Dieser kleine Einblick in ein Résumé „Zweieinhalb Jahre Ausbildung und Truppenalltag“ zeigt vor allem Eines: Es gibt kein Entweder-Oder! In einer heutigen Welt mit hochkomplexen Einsatzszenarien, die sich durch hybride Kriegführung oder der zeitgleichen Anwesenheit von symmetrischen und asymmetrischen Merkmalen definieren, ist geistige Beweglichkeit im militärischen Denken und Führen unabdingbar. Dementsprechend schlüssig erscheint mir auch der Rückblick auf die beschriebenen drei Abschnitte, in denen der Schwerpunkt zwischen Stabilisierungsoperation und Landes- und Bündnisverteidigung immer wieder verlagert wurde und sich gegenseitig ablöste. Dies verdeutlicht den notwendigen Trend der „decentralized operations“ und das unbedingte Festhalten am deutschen Konzept der Auftragstaktik. Ich als junger Offizier stehe immer vor der Herausforderung im Denken flexibel zu sein, auf komplexe Einsatzszenarien und anpassungsfähige Feinde adäquat zu reagieren und dabei das Vertrauen in meine Vorgesetzten und meine Untergebenen niemals zu verlieren.

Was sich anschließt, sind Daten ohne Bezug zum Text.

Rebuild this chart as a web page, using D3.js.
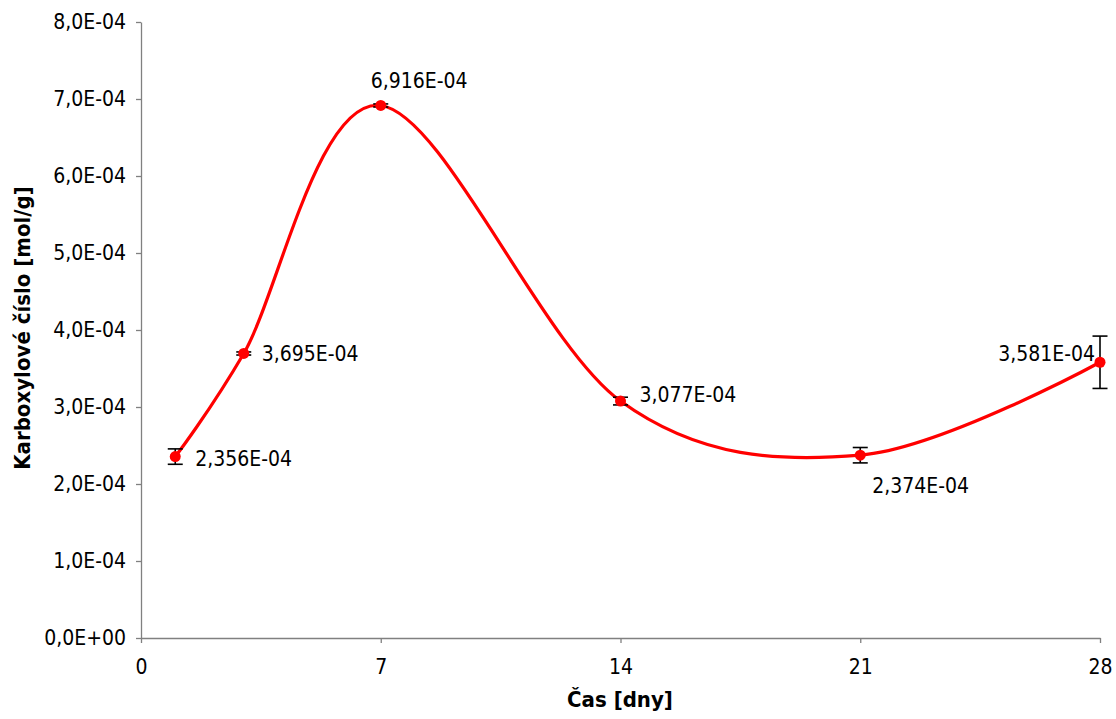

Die beschriebenen komplexen Lagen erfordern auf jeder Führungsebene Lagebeurteilung, sie erfordern auf jeder Führungsebene Mitdenken, geistige Freiheit und Handlungsspielräume, ohne die eine effiziente Auftragserfüllung nach dem Führungsverständnis der Bundeswehr gar nicht möglich ist.
Führen in diesem Sinne heißt damit nicht nur zu befehlen und Kontrolle auszuüben, sondern auch Kontrolle und Handlungsfreiheit in fähige Hände zu übergeben – im Vertrauen darauf, dass der Untergebene dies in sicherer Anwendung der Führungsverfahren und im Sinne der Auftragserfüllung nutzt – und zugleich die Verantwortung für den eigenen Verantwortungsbereich zu übernehmen und zu behalten.